Maybe it's just me being all old and cynical, but I simply didn't love The Dark Knight, the newest Batman movie that everyone is raving about. I'd like to say it's the most overrated movie of the year, but maybe I shouldn't be rating movies like this at all. It's obviously not aimed at me, since I'm neither a teenager or a comic book fan. I thought at the very least I'd enjoy this as a movie fan, but it wasn't satisfying even on that level. Basically, it was a huge disappointment. And screw it, this is my blog so here's my review.
When Tim Burton's Batman was released in 1989, his dark vision and the use of Jack Nicholson in the role of The Joker, it was universally loved by critics and audiences alike; today it seems it has lost a bit of its luster due to the exceedingly campy sequels that followed it. Critics are even retrospectively proclaiming Jack's Joker to be overacting nonsense, which really just means that we've now finally realized that Jack is merely acting like himself in every movie (see: The Departed, Something's Gotta Give, Mars Attacks!). When the Batman franchise was given a makeover in 2005 via the reinvention/rehash/regurgitation Batman Begins, it was hailed as a return to form for the Caped Crusader. I admit, I haven't seen it but I can't imagine it would have enhanced my enjoyment of this latest endeavour. If anything, this movie should have been more satisfying, as the back story was out of the way leaving nothing but storytelling and action.

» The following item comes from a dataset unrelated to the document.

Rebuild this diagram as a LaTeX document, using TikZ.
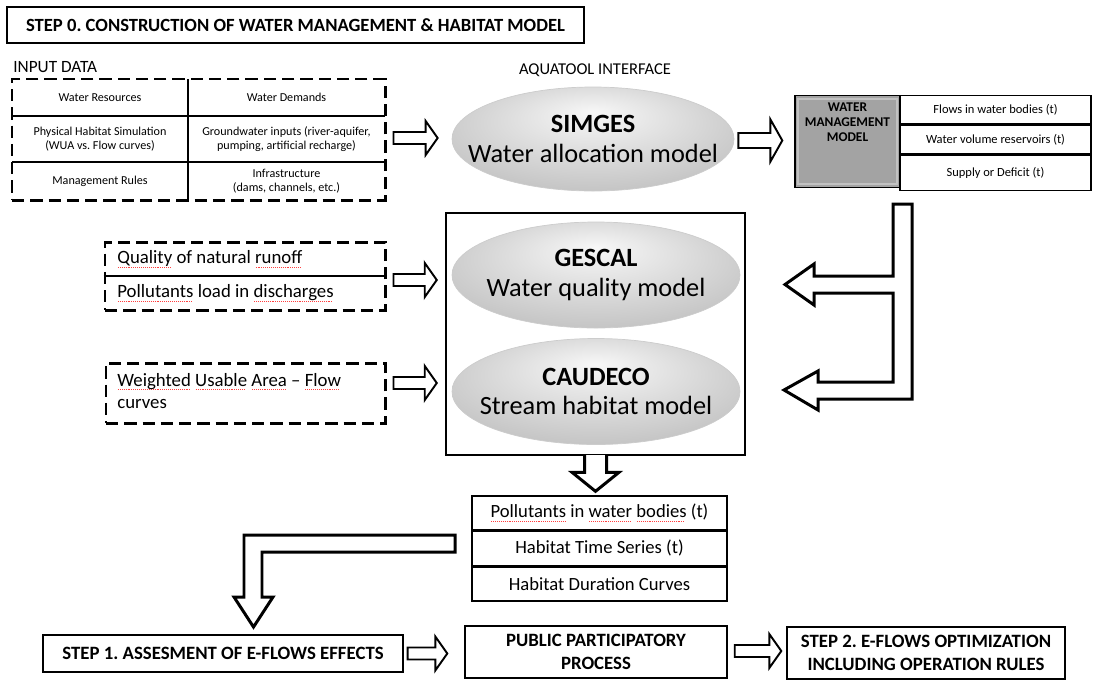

However, it just seemed like a jam-packed mess to me, leaving me with a feeling akin to being pummeled in the dark for nearly 3 hours. While Heath Ledger was effectively creepy and deranged as The Joker, I can't say that any of the other actors stood out (hey, just like the previously mentioned Batman movie), especially Christian Bale and his scratchy "I just gargled glass" Batman voice. Aaron Eckhart's (as D.A. Harvey Dent) transformation into Two Face was treated as if a switch was flipped, and thus not really believable. Also not believeable or emotionally impacting was the love triangle between Dent, Bruce Wayne and Maggie Gyllenhaal's Brenda Dawes character. I used to like Gary Oldman, but here he had two acting modes, murmuring or screaming; meanwhile, Morgan Freeman and Michael Caine were wasted only being used sparingly as affable, smiling old guys.
I know, this is a big fantastical, exploderiffic summer blockbuster movie, so I should forget about the acting and focus on the other stuff like action and storyline--but even those elements left me scratching my head. There were no real jawdropping car chases or action sequences (minus one nifty trick with a tractor trailer), and the jump cuts and low lighting during fight sequences made it difficult to follow. During the entire movie, each scene followed the next so quickly with no establishing shots and little coherence, and the scenes themselves were edited so tightly, that half the time I thought I missed a few lines of dialogue or action. At one point I thought that maybe half the movie was explained in the first movie, or hopefully would be explained later (what did they go to Hong Kong for?), but that never happened. I thought that if I stuck with it, it would start to make sense and build to an effective ending, but it got more convoluted as it went on. And on. And on. No, it never "dragged" per se, it was just relentless. It was as if director Christopher Nolan was throwing expensive set pieces in your face with little regard for how they would propel the plot. After one and a half hours, I had had enough . . . and then realized it still had an hour to go.
David Denby's review in the New Yorker (one of the only 5% negative reviews on RT) sums it up nicely:
". . . this movie is grim and jammed together. The narrative isn't shaped
coherently to bring out contrasts and build toward a satisfying climax. "The
Dark Knight" is constant climax; it's always in a frenzy, and it goes on
forever. Nothing is prepared for, and people show up and disappear without
explanation; characters are eliminated with a casual nod."
Personally, I can't recall the last comic book movie adaptation that I've enjoyed. While Spiderman was entertaining, I almost felt like I forced myself into liking it, but looking back it was just a novelty and I have no desire to ever watch it again. (The novelty wore off with the exceedingly silly Spiderman 2, and I don't plan on sitting through Spiderman 3, or 4, when it inevitably comes out). The newest attempt at the Man of Steel story Superman Returns was brought nothing new to the table, and I still think the casting of Robert Downey, Jr. as Iron Man, which I haven't seen, is questionable at best. As for recent big screen adaptations of The Hulk (twice), The X-Men and Fantastic Four, none of them have interested me. I officially call this superhero trend over when Seth Rogen stars as the title character in The Green Lantern. (Yes, that's actually going to happen.)
While The Dark Knight had some well-crafted scenes and I respected the overall attempt at a more realistic, dark tone, I honestly didn't think it was anything special. Since the general consensus for this movie has been excellent, I guess it's just not my thing. Either way this is officially the last comic book movie I willingly see in the theater, unless they make the new and improved version 18 years from now, which seems inevitable.